Franklin R. Fass, Beavercreek, Ohio
Finding solace in religious article
The people who write and edit the daily religious article in the Monitor deserve a gold star. On April 19 at about 2:30 p.m. we heard the devastating news on TV about the bombing in Oklahoma City. Still reeling from such frightful news, I found the Monitor in the mail. ''Well, there won't be anything about the bombing in here until tomorrow,'' I thought.
But there on page 17 was a religious article titled ''Protection From Harm.'' It was so reassuring and instructive. It showed me how to think in a helpful way, instead of just feeling sad.
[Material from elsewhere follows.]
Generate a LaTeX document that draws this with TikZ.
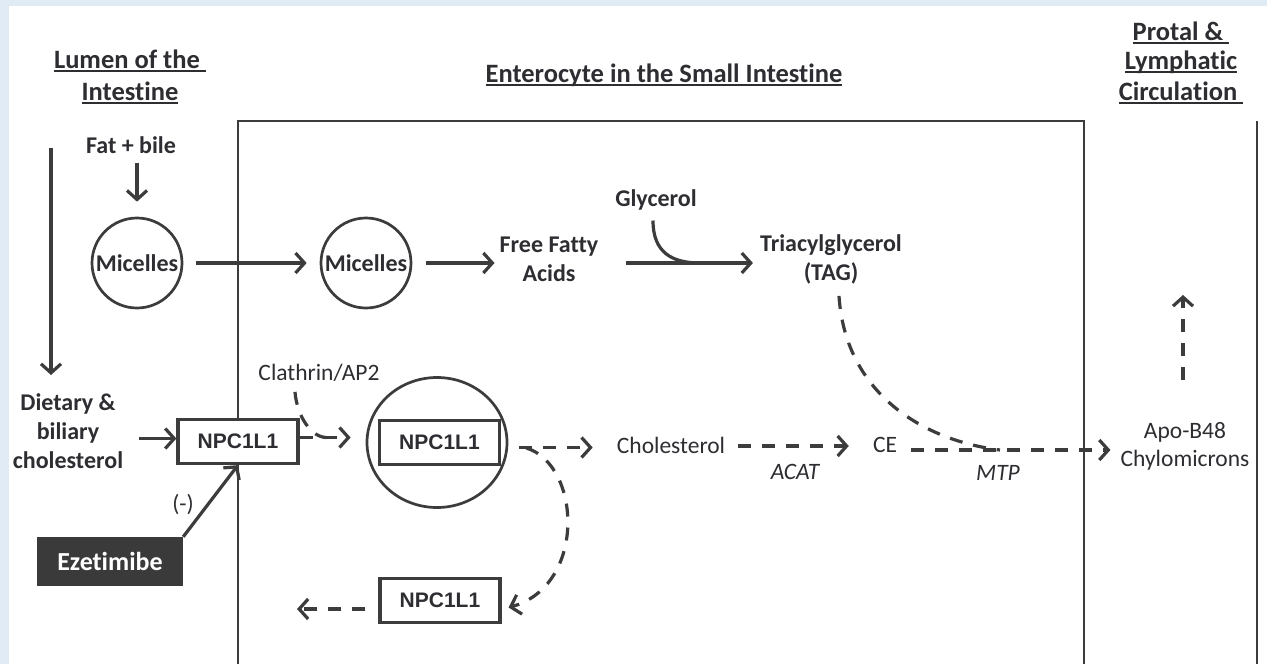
\documentclass[tikz,border=0pt]{standalone}
\usepackage{fontspec}
\setmainfont{Carlito}[Ligatures={NoCommon}]
\newfontfamily\npcfont{Liberation Sans}
\usetikzlibrary{arrows.meta,shapes.geometric,calc}

\definecolor{bgblue}{RGB}{224,235,246}
\definecolor{ink}{RGB}{60,60,60}
\definecolor{txt}{RGB}{45,45,50}
\definecolor{ezfill}{RGB}{58,58,58}

% underline drawn as a rule of its own thickness
\newcommand\hdrline[1]{\setbox0\hbox{#1}\rlap{\rule[-3.5pt]{\wd0}{1.8pt}}\box0}

\begin{document}
\begin{tikzpicture}[x=1pt,y=-1pt,
  ln/.style={draw=ink,line width=3.2pt},
  arr/.style={ln,-{Straight Barb[length=9pt,width=20pt]}},
  darr/.style={arr,dash pattern=on 13pt off 11pt},
  dln/.style={ln,dash pattern=on 13pt off 11pt},
  frame/.style={draw=ink,line width=2.2pt},
  hdr/.style={text=txt,font=\bfseries\fontsize{26.5}{31}\selectfont,inner sep=0pt,anchor=base},
  lbl/.style={text=txt,font=\bfseries\fontsize{24}{29}\selectfont,inner sep=0pt,align=center},
  lblr/.style={text=txt,font=\fontsize{23.5}{28}\selectfont,inner sep=0pt,align=center},
  enz/.style={text=txt,font=\itshape\fontsize{23.5}{28}\selectfont,inner sep=0pt},
  npc/.style={draw=ink,line width=3.2pt,fill=white,minimum width=120pt,minimum height=44pt,
    inner sep=0pt,text=txt,font=\npcfont\bfseries\fontsize{21}{25}\selectfont},
  mic/.style={circle,draw=ink,line width=2.7pt,minimum size=90pt,inner sep=0pt,
    text=txt,font=\bfseries\fontsize{24}{29}\selectfont},
]
% page background and white sheet
\fill[bgblue] (0,0) rectangle (1267,664);
\fill[white] (9,6) rectangle (1267,664);
\useasboundingbox (0,0) rectangle (1267,664);

% compartment outlines
\coordinate (eTL) at (238,121);
\coordinate (eTR) at (1084,121);
\coordinate (eBL) at (238,664);
\coordinate (eBR) at (1084,664);
\draw[frame] (eBL) -- (eTL) -- (eTR) -- (eBR);
\coordinate (cT) at (1257,121);
\coordinate (cB) at (1257,664);
\draw[frame] (cT) -- (cB);

% headings
\node[hdr] (lum1) at (130,68) {\hdrline{Lumen of the\ }};
\node[hdr] (lum2) at (130,100) {\hdrline{Intestine}};
\node[hdr] (ent) at (664,82) {\hdrline{Enterocyte in the Small Intestine}};
\node[hdr] (circ1) at (1181,40) {\hdrline{Protal \&\ }};
\node[hdr] (circ2) at (1181,69) {\hdrline{Lymphatic}};
\node[hdr] (circ3) at (1181,100) {\hdrline{Circulation\ }};

% species and transporters
\node[lbl] (fat) at (131,145) {Fat + bile};
\node[mic] (mic1) at (137,263) {Micelles};
\node[mic] (mic2) at (366,263) {Micelles};
\node[lbl] (ffa) at (549,259) {Free Fatty\\Acids};
\node[lbl] (gly) at (656,200) {Glycerol};
\node[lbl] (tag) at (831,259) {Triacylglycerol\\(TAG)};
\node[lbl] (diet) at (68,431) {Dietary \&\\biliary\\cholesterol};
\node[lblr] (clath) at (319,373) {Clathrin/AP2};
\node[npc] (npcA) at (238,441.5) {NPC1L1};
\node[ellipse,draw=ink,line width=2.7pt,minimum width=140pt,minimum height=130pt,inner sep=0pt] (big) at (437,442.5) {};
\node[npc] (npcB) at (439.5,442.5) {NPC1L1};
\node[npc] (npcC) at (440,600.5) {NPC1L1};
\node[lblr] (chol) at (671,445) {Cholesterol};
\node[lblr] (ce) at (885,445) {CE};
\node[enz] (acat) at (795,472) {ACAT};
\node[enz] (mtp) at (998,473) {MTP};
\node[lblr] (apo) at (1185,446) {Apo-B48\\Chylomicrons};
\node[fill=ezfill,text=white,font=\bfseries\fontsize{26}{30}\selectfont,
  minimum width=146pt,minimum height=49pt,inner sep=0pt] (eze) at (110,561.5) {Ezetimibe};
\node[lblr] (minus) at (183,505) {(-)};

% lumen flows
\coordinate (lumTop) at (51,148);
\coordinate (lumEnd) at (51,375);
\draw[arr] (lumTop) -- (lumEnd);
\draw[arr,shorten <=9pt,shorten >=15pt] (fat.south -| mic1) -- (mic1.north);
\draw[arr,shorten <=13pt,shorten >=13pt] (mic1) -- (mic2);
\draw[arr,shorten <=14pt,shorten >=5pt] (mic2.east) -- (mic2.east -| ffa.west);
\draw[arr,shorten <=28pt,shorten >=7pt] (ffa.east |- mic2.east) -- (tag.west |- mic2.east);

% glycerol joins the esterification arrow
\coordinate (glyJoin) at (700,263);
\draw[ln] ($(gly.south)+(-3,10)$) .. controls +(0,32) and +(-28,0) .. (glyJoin);

% TAG to chylomicron assembly
\coordinate (mtpJoin) at (1000,450);
\draw[dln] ($(tag.south)+(8,12)$) .. controls +(6,95) and +(-80,-10) .. (mtpJoin);

% cholesterol uptake
\draw[arr] ($(diet.east |- npcA.west)+(16,-3)$) -- ($(npcA.west)+(0,-3)$);
\draw[arr] (eze.north east) -- (npcA.south);
\draw[darr] ($(npcA.east)+(0,-4)$) -- ($(npcA.east -| big.west)+(-15,-4)$);
\draw[dln] ($(clath.south)+(-24,10)$) .. controls +(2,25) and +(-15,0) .. ($(npcA.east)+(27,-4)$);
\draw[darr] ($(big.east)+(11,5)$) -- ($(big.east -| chol.west)+(-24,5)$);
\draw[darr] ($(chol.east)+(13,1)$) -- ($(ce.west)+(-24,1)$);
\draw[darr] ($(ce.east)+(14,5)$) -- ($(ce.east -| apo.west)+(-10,5)$);

% recycling of NPC1L1
\draw[darr] ($(big.east)+(18,5.5)$) .. controls +(55,17) and +(78,-22) .. ($(npcC.east)+(7,7)$);
\coordinate (recyc) at (297,609);
\draw[darr] ($(npcC.west)+(-13,8.5)$) -- (recyc);

% secretion into circulation
\coordinate (apoUp) at (1183,295);
\draw[darr] ($(apo.north)+(-2,-42)$) -- (apoUp);
\end{tikzpicture}
\end{document}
I know the Monitor didn't foresee the events of April 19, but the choice of articles was right on the mark.
David Horn, Bloomington, Ind.
Execs take too much of the pie
The article ''New Figures Show Wider Gap Between Rich and Poor,'' April 21, failed to mention the astronomical increases in executive compensation as an important reason why the top 5 percent of American families increased their share of the total income.
As a holder of numerous American stocks and one Canadian stock, I am amazed at American chief executive officers earning multimillion-dollar compensation packages. The rest of the ''executive team'' is earning comparably larger compensation packages every year.
Many of these American companies are the same ones that are ''downsizing'' the middle-and lower-level management force. Then these terminated employees frequently take jobs at lower salaries and often without any benefits. No wonder the top 5 percent is taking home more of the pie each year.
A few years ago there was a growing cry for terminating the rapidly escalating compensation for American executives. This seems to have lost momentum, when it is needed now more than ever.